:: WHAT NEEDS TO BE DONE ::
Select the lines that contain "React" and copy each of them.

:: DATA EXCERPT ::
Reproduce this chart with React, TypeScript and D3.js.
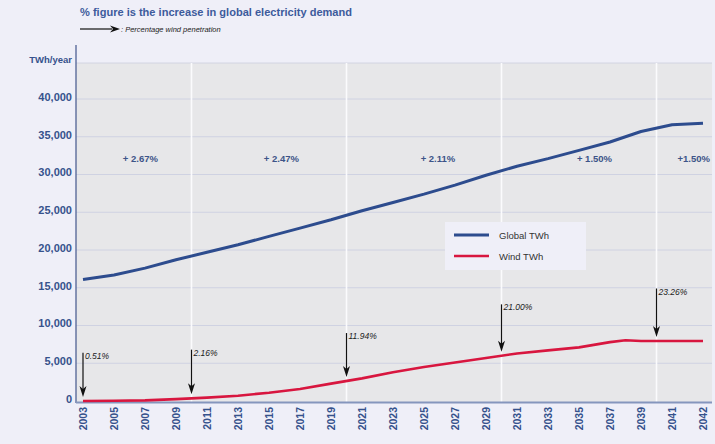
import React from "react";
import * as d3 from "d3";

// ---- Data ----
const axisYears = [2003, 2005, 2007, 2009, 2011, 2013, 2015, 2017, 2019, 2021, 2023, 2025, 2027, 2029, 2031, 2033, 2035, 2037, 2039, 2041, 2042];
const dataYears = [2003, 2005, 2007, 2009, 2011, 2013, 2015, 2017, 2019, 2021, 2023, 2025, 2027, 2029, 2031, 2033, 2035, 2037, 2038, 2039, 2041, 2042];
const globalTWh = [16100, 16700, 17600, 18700, 19700, 20700, 21800, 22900, 24000, 25200, 26300, 27400, 28600, 29900, 31100, 32100, 33200, 34300, 35000, 35700, 36600, 36800];
const windTWh = [0, 30, 80, 250, 450, 700, 1100, 1600, 2300, 3000, 3800, 4500, 5100, 5700, 6300, 6700, 7100, 7800, 8050, 7950, 7950, 7950];
const yTicks = [0, 5000, 10000, 15000, 20000, 25000, 30000, 35000, 40000];
const decadeYears = [2010, 2020, 2030, 2040];
const penetrationYears = [2003, 2010, 2020, 2030, 2040];
const penetrationLabels = ["0.51%", "2.16%", "11.94%", "21.00%", "23.26%"];
const penetrationTop = [6400, 6800, 9000, 12800, 14900];
const penetrationWind = [0, 350, 2650, 6000, 7950];
const growthYears = [2006.7, 2015.8, 2025.9, 2036.0, 2041.7];
const growthLabels = ["+ 2.67%", "+ 2.47%", "+ 2.11%", "+ 1.50%", "+1.50%"];

const W = 715, H = 444;
const plot = { left: 76, right: 712, top: 63, bottom: 402 };
const BLUE = "#2d4c8e";
const RED = "#d8163f";
const LABEL = "#36528c";
const FONT = "'Liberation Sans', Arial, sans-serif";

export default function App() {
  const x = d3.scaleLinear()
    .domain(axisYears)
    .range(axisYears.map((_, i) => 83 + i * 31));
  const y = d3.scaleLinear().domain([0, 40000]).range([401, 99]);

  const line = (vals: number[]) =>
    d3.line<number>()
      .x((_, i) => x(dataYears[i]))
      .y((v) => y(v))
      .curve(d3.curveLinear)(vals) || "";

  const arrowHead = (cx: number, tipY: number) =>
    `M${cx},${tipY} L${cx - 3.5},${tipY - 11} L${cx},${tipY - 8} L${cx + 3.5},${tipY - 11} Z`;

  return (
    <svg width={W} height={H} style={{ position: "absolute", left: 0, top: 0, display: "block" }}>
      <rect x={0} y={0} width={W} height={H} fill="#efeff8" />
      {/* Title */}
      <text x={80} y={16} fontFamily={FONT} fontWeight="bold" fontSize={11.5} fill="#3d5b9c"
        textLength={272} lengthAdjust="spacingAndGlyphs">% figure is the increase in global electricity demand</text>
      <line x1={80} y1={29} x2={112} y2={29} stroke="#111" strokeWidth={1.2} />
      <path d="M120,29 L110,25.5 L113,29 L110,32.5 Z" fill="#111" />
      <text x={121} y={32} fontFamily={FONT} fontStyle="italic" fontSize={7.5} fill="#222">: Percentage wind penetration</text>

      {/* Plot area */}
      <rect x={plot.left} y={plot.top} width={plot.right - plot.left} height={plot.bottom - plot.top} fill="#e7e7e9" />
      <line x1={plot.left} x2={plot.right} y1={plot.top} y2={plot.top} stroke="#d2d4e2" strokeWidth={1} />
      {yTicks.filter((t) => t > 0).map((t) => (
        <line key={t} x1={plot.left} x2={plot.right} y1={y(t)} y2={y(t)} stroke="#cfd2e2" strokeWidth={1} />
      ))}
      {decadeYears.map((yr) => (
        <line key={yr} x1={x(yr)} x2={x(yr)} y1={plot.top} y2={plot.bottom} stroke="#fbfbfd" strokeWidth={1.6} />
      ))}

      {/* Axes */}
      <line x1={plot.left} x2={plot.left} y1={45} y2={plot.bottom + 1} stroke="#4f6194" strokeWidth={1.3} />
      <line x1={plot.left} x2={plot.right} y1={plot.bottom + 0.5} y2={plot.bottom + 0.5} stroke="#8596bd" strokeWidth={2} />
      <text x={72} y={63} textAnchor="end" fontFamily={FONT} fontWeight="bold" fontSize={9.5} fill={LABEL}>TWh/year</text>
      {yTicks.map((t) => (
        <text key={t} x={72} y={y(t) - 2} dy="0.35em" textAnchor="end" fontFamily={FONT} fontWeight="bold" fontSize={11} fill={LABEL}>
          {d3.format(",")(t)}
        </text>
      ))}
      {axisYears.map((yr) => (
        <text key={yr} transform={`translate(${x(yr) + 4},${407}) rotate(-90)`} textAnchor="end"
          fontFamily={FONT} fontWeight="bold" fontSize={10.5} fill={LABEL}>{yr}</text>
      ))}

      {/* Growth labels */}
      {growthLabels.map((lab, i) => (
        <text key={lab + i} x={x(growthYears[i])} y={162} textAnchor="middle" fontFamily={FONT} fontWeight="bold" fontSize={9.5} fill="#3c5488">{lab}</text>
      ))}

      {/* Series */}
      <path d={line(globalTWh)} fill="none" stroke={BLUE} strokeWidth={3} strokeLinejoin="round" />
      <path d={line(windTWh)} fill="none" stroke={RED} strokeWidth={2.6} strokeLinejoin="round" />

      {/* Penetration arrows */}
      {penetrationYears.map((yr, i) => {
        const cx = x(yr);
        const top = y(penetrationTop[i]);
        const tip = y(penetrationWind[i]) - 4;
        return (
          <g key={yr}>
            <line x1={cx} x2={cx} y1={top} y2={tip - 6} stroke="#111" strokeWidth={1.2} />
            <path d={arrowHead(cx, tip)} fill="#111" />
            <text x={cx + 2} y={top + 6} fontFamily={FONT} fontStyle="italic" fontSize={8.5} fill="#222">{penetrationLabels[i]}</text>
          </g>
        );
      })}

      {/* Legend */}
      <rect x={445} y={222} width={141} height={48} fill="#efeff8" />
      <line x1={454} x2={489} y1={235} y2={235} stroke={BLUE} strokeWidth={3} />
      <line x1={454} x2={489} y1={256} y2={256} stroke={RED} strokeWidth={2.6} />
      <text x={499} y={238.5} fontFamily={FONT} fontSize={9.5} fill="#333">Global TWh</text>
      <text x={499} y={259.5} fontFamily={FONT} fontSize={9.5} fill="#333">Wind TWh</text>
    </svg>
  );
}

:: WORKED ANSWER ::
Reproduce this chart with React, TypeScript and D3.js.
import React from "react";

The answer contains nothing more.